"Research is formalized curiosity. It is poking and prying with a purpose. It is a seeking that he who wishes may know the cosmic secrets of the world and they that dwell therein."
— Zora Neale Hurston
The Anthropologists makes research-based theatre. As we turn 15, I’ve been reflecting on this defining feature. Curiosity, as Zora Neale Hurston identifies, has been our driving force.
This year, I have re-opened the research archives for our very first play, Give Us Bread, which included cookbooks, homemaking guides, unpublished personal memoirs, menus, and photographs. So many of our plays have been born out of the frustration that women’s voices have been placed outside the scope of “History,” obscured and devalued. To find these lost voices, we have had to look in unlikely places, to develop, as one definition for research describes: “the habit of making close investigation.”

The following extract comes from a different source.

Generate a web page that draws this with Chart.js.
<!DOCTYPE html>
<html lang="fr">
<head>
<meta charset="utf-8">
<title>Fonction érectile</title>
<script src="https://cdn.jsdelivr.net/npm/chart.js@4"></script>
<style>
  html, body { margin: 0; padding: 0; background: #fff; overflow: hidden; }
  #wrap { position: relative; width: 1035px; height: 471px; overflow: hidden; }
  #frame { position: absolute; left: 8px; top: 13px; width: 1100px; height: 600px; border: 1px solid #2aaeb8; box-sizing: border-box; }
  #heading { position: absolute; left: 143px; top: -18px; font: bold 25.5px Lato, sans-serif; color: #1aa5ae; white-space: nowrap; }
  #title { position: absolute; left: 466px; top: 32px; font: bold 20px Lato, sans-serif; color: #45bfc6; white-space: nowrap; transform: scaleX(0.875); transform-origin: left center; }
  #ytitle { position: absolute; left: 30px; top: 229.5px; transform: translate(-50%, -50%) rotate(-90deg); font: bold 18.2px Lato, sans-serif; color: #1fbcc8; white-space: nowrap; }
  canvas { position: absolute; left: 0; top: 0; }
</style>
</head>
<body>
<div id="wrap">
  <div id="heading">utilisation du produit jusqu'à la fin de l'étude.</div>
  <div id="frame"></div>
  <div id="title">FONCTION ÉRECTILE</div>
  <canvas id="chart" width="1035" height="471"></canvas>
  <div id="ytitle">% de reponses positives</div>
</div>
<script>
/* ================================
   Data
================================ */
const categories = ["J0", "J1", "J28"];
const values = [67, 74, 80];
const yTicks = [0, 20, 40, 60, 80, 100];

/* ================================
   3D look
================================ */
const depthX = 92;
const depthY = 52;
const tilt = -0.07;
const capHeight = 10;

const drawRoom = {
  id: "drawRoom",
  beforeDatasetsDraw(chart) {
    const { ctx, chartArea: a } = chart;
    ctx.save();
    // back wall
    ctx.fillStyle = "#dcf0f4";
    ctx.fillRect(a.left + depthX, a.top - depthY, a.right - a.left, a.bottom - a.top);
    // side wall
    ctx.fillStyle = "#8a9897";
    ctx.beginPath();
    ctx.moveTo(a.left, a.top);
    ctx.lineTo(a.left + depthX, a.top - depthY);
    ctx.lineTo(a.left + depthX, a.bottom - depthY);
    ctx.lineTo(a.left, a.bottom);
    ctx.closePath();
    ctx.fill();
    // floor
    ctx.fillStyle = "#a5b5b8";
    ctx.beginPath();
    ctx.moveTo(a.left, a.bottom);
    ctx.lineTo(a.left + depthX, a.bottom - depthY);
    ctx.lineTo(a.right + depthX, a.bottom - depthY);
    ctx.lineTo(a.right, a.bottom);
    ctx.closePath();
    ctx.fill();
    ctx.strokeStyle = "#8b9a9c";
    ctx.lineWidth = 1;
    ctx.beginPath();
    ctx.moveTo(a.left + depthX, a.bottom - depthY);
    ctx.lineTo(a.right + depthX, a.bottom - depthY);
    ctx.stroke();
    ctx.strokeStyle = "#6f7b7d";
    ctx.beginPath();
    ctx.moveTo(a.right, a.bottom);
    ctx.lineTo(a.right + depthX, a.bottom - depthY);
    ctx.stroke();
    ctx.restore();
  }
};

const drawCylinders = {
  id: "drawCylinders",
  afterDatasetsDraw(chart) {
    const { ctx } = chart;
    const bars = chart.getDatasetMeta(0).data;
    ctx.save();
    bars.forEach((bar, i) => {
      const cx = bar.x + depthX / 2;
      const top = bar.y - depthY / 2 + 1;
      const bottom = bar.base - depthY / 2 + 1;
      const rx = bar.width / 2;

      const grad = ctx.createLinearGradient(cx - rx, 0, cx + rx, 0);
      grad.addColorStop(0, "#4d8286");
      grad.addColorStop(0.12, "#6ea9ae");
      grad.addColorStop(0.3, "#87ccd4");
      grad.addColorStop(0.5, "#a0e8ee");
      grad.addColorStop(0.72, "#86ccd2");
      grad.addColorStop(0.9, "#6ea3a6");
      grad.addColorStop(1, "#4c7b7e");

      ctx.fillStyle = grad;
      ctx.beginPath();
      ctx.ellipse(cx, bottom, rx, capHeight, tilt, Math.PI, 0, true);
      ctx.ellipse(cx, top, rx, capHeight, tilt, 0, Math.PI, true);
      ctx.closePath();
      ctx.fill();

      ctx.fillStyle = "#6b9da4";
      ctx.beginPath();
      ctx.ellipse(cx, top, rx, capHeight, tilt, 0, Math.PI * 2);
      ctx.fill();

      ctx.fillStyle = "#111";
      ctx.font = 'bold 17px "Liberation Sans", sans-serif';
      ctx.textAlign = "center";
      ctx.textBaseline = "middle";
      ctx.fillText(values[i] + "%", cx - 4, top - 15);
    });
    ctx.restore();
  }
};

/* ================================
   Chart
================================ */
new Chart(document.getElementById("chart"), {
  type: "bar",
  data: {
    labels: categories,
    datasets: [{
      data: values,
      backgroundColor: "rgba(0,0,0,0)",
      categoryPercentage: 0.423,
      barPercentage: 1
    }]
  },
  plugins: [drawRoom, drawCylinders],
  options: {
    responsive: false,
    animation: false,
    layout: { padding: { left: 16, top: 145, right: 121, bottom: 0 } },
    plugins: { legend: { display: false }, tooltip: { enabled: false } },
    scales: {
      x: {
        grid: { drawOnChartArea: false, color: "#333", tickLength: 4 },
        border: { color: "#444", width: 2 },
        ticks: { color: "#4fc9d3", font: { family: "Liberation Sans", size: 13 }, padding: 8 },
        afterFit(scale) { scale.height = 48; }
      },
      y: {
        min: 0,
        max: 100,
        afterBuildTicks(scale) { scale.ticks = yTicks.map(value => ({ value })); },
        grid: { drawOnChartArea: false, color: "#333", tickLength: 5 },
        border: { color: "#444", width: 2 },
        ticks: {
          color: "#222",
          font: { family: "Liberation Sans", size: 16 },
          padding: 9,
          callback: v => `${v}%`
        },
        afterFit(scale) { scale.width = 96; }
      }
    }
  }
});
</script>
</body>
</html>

This spring, we have welcomed an anthropologist-in-residence onto our creative team, evolving how we approach, curate and interpret research. We are curious: how will this influence our search for the play?
From the French: cerchier; to search
For The Anthropologists, research is more than a noun: it is a verb and an ethos. The art of seeking is as important as the content itself that is discovered. It is the process of looking and looking again that provides satisfaction and pushes the art forward.
Cercher is connected to Circare from the Latin: go about, wander, traverse.
Our working process has always been imbued with a sense of wanderlust. It is the journey - exciting, troubling, tantalizing - that allows us to discover the play’s story and form. We use a ‘provocation’ (a guiding question) as a divining rod. This is our motivating force as we continue to seek and re-seek scraps of information.
Circus, from the Latin: circle or Kirkos from the Greek Kirkos: a circle, a ring. At first a reference to the large arenas that served as a performance space and then to the performing company itself.
I love the etymological connection between inquiry and performance. The circle is invoked in our logo. Our process itself is circular, from research to investigation in the rehearsal studio to scripting and then back to research again when new questions arise.
Re: back, back from, back to the original place, again, once more, undoing, backward.
We must sometimes unlearn what we know, be it knowledge of a specific topic or how to construct a play or what constitutes theatre. The obscure detail can suddenly reframe what we believe.
Re: repetition of action.
We continue seeking, seeing, making, creating, and sharing. We live out our motto: where art meets action.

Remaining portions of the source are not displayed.